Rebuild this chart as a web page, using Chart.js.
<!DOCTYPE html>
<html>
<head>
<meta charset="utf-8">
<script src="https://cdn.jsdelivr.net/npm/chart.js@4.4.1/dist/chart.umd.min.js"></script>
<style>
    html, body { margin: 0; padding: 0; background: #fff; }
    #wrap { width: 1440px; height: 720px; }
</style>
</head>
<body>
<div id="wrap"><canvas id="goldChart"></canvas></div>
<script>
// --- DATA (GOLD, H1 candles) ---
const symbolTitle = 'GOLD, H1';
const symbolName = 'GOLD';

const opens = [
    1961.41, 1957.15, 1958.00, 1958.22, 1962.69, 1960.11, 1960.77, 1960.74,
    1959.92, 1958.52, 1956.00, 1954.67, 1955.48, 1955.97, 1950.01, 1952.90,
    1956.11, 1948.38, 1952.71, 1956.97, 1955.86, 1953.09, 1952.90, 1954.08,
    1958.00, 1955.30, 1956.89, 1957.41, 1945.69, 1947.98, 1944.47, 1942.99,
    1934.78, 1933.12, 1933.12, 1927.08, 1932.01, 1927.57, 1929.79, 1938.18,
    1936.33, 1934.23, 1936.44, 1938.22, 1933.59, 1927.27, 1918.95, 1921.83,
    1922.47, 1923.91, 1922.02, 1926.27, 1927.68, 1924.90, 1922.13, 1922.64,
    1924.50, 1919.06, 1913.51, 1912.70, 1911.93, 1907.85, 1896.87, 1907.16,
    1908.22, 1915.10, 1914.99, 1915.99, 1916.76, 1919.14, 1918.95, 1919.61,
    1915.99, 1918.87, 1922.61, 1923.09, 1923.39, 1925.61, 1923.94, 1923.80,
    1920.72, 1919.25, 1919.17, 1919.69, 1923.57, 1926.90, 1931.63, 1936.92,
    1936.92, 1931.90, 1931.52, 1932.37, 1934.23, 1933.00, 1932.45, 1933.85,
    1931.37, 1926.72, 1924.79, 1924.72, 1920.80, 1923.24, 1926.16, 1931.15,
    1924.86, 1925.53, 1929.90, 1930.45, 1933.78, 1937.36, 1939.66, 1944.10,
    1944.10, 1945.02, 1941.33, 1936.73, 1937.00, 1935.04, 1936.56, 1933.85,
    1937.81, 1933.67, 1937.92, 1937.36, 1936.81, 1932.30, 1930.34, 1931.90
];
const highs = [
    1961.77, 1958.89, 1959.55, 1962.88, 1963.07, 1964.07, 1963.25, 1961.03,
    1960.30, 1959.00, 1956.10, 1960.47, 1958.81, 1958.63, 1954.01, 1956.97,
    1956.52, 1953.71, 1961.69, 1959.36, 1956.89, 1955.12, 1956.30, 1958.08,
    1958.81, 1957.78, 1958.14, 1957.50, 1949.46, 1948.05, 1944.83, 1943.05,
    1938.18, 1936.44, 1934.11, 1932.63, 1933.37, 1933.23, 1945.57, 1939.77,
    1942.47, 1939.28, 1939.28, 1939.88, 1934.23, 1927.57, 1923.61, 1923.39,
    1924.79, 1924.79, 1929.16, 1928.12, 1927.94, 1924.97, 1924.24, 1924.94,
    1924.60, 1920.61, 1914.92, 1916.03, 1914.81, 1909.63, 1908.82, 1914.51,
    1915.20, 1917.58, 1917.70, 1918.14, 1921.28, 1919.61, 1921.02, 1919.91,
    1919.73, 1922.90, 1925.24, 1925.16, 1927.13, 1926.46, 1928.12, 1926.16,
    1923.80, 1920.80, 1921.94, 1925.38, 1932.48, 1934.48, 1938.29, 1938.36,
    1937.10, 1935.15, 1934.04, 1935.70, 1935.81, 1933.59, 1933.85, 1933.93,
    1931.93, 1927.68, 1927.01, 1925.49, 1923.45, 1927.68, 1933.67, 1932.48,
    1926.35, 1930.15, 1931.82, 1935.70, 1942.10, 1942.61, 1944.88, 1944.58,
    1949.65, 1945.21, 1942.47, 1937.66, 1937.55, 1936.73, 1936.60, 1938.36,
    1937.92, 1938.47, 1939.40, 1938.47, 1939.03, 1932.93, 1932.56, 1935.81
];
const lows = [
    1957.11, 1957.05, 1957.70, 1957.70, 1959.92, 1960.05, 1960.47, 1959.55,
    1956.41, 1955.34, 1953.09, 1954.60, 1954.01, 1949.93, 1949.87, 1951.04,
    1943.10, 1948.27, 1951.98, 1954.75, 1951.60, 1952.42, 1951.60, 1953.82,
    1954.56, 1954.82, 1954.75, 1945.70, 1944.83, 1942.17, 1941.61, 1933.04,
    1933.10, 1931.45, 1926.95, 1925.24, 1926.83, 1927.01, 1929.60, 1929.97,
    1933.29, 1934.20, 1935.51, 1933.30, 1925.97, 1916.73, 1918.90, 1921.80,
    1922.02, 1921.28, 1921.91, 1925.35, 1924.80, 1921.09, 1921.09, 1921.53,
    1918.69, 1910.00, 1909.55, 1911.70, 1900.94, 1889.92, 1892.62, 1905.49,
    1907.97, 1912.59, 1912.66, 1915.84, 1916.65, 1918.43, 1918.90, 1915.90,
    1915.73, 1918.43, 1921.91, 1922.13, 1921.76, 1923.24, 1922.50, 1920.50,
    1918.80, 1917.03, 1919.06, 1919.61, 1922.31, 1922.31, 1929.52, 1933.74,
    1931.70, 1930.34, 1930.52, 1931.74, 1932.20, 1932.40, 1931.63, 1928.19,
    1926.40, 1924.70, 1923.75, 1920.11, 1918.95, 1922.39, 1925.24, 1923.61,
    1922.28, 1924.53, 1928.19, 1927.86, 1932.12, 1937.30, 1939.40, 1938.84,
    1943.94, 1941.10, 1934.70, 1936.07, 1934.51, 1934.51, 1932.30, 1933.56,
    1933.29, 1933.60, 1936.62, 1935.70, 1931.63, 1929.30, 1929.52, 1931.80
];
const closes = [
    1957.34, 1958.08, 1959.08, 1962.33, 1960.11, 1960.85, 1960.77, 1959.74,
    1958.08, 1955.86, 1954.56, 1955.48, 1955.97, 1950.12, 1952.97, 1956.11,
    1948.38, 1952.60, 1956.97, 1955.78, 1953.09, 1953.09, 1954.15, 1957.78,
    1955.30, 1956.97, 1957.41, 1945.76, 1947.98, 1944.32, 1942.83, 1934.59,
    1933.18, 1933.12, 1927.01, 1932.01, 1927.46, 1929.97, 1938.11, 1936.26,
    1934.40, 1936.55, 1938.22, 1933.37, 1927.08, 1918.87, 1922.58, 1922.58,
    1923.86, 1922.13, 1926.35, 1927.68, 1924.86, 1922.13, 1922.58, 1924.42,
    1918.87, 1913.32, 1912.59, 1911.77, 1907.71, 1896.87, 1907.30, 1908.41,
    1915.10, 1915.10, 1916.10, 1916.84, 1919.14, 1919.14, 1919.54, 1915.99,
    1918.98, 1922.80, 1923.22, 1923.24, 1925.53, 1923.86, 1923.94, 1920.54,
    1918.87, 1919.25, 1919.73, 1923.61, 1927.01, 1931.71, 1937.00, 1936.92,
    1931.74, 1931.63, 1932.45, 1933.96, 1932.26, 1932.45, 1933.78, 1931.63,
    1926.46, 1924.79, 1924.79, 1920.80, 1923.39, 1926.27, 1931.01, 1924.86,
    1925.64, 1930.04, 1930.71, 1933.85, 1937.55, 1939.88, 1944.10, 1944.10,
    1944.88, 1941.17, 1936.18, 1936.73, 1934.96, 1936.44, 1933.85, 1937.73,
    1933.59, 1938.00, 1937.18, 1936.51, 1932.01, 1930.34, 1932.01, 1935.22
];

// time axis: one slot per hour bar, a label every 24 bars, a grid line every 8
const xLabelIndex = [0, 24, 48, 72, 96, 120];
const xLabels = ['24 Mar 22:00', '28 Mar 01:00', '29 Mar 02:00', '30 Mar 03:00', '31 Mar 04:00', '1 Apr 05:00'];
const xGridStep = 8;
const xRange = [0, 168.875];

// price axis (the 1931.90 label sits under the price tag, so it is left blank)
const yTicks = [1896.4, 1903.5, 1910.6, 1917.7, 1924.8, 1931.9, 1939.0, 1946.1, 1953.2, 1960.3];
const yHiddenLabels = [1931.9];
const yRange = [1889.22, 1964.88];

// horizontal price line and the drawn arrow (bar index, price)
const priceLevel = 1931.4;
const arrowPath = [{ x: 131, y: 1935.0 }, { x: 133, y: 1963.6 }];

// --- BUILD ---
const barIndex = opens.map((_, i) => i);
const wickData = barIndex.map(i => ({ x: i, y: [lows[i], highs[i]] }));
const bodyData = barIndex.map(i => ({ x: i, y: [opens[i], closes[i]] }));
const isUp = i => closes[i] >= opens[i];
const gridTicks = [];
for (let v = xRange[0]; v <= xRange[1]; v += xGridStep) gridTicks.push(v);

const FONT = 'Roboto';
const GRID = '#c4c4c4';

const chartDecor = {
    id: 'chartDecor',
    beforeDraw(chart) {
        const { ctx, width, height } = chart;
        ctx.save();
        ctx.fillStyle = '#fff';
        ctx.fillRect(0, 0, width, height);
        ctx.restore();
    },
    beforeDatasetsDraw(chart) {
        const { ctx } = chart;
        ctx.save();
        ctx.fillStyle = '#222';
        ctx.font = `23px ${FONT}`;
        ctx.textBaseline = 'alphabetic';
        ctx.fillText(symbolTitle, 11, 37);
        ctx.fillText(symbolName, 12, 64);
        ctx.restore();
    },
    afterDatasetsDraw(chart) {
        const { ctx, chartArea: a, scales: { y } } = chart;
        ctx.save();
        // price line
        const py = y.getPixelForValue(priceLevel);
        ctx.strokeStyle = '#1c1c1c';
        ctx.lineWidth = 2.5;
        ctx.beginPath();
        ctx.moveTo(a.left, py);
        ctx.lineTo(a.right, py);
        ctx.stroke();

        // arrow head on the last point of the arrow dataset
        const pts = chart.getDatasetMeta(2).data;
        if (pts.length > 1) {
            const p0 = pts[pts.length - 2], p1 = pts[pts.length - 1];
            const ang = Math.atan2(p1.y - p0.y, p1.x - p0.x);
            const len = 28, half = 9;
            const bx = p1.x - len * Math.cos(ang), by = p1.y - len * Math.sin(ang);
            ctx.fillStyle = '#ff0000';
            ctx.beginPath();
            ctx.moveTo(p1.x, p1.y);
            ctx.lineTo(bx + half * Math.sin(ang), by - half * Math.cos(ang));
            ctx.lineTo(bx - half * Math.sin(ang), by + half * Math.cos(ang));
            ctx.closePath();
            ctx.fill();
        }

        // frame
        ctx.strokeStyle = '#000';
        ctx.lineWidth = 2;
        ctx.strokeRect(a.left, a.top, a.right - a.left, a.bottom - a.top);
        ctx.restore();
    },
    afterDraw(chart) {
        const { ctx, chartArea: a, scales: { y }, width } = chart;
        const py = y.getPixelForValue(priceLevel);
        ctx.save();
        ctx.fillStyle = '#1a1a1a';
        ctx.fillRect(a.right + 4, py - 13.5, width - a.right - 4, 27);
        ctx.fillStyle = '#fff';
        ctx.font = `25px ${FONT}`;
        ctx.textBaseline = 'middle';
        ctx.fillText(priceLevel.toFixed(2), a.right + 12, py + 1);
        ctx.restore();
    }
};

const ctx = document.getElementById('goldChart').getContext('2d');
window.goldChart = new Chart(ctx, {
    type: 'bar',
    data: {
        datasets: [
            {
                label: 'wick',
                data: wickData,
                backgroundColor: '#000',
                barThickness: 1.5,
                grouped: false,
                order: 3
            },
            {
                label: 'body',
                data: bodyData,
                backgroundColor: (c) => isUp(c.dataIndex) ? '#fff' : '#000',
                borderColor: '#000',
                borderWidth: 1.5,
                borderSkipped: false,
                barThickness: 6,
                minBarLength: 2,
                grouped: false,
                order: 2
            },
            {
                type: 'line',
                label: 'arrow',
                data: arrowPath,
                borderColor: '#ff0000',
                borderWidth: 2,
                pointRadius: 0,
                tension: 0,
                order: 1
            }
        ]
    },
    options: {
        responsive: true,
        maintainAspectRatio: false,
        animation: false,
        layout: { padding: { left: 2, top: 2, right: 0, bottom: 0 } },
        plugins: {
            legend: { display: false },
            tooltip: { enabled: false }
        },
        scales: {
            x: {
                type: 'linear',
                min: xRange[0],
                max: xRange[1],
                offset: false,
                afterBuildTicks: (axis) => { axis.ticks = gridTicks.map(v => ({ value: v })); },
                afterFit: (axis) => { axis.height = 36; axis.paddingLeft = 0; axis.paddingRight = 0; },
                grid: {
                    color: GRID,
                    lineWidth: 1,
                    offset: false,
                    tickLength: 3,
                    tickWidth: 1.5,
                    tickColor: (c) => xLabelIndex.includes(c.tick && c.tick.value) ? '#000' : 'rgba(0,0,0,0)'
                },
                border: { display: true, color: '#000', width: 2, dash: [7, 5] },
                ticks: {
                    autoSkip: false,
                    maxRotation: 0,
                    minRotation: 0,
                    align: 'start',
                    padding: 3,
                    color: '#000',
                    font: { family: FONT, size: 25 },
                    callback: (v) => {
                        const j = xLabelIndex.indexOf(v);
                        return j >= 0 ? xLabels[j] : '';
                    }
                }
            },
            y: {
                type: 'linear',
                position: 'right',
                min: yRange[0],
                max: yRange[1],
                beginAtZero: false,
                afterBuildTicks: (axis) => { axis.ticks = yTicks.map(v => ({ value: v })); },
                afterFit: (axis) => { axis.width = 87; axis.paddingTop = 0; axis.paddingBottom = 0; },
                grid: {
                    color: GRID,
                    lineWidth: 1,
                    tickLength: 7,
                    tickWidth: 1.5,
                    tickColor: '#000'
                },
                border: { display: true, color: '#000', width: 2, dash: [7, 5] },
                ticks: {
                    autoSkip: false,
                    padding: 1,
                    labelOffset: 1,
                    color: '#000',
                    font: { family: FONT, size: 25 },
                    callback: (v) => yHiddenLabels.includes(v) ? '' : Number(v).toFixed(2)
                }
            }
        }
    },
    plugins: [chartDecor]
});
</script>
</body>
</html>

* Written request: Only the lines from the first line of the material above through the line that contains "const symbolName = 'GOLD';" should be quoted, each one exactly.

* Expected output:
Rebuild this chart as a web page, using Chart.js.
<!DOCTYPE html>
<html>
<head>
<meta charset="utf-8">
<script src="https://cdn.jsdelivr.net/npm/chart.js@4.4.1/dist/chart.umd.min.js"></script>
<style>
    html, body { margin: 0; padding: 0; background: #fff; }
    #wrap { width: 1440px; height: 720px; }
</style>
</head>
<body>
<div id="wrap"><canvas id="goldChart"></canvas></div>
<script>
// --- DATA (GOLD, H1 candles) ---
const symbolTitle = 'GOLD, H1';
const symbolName = 'GOLD';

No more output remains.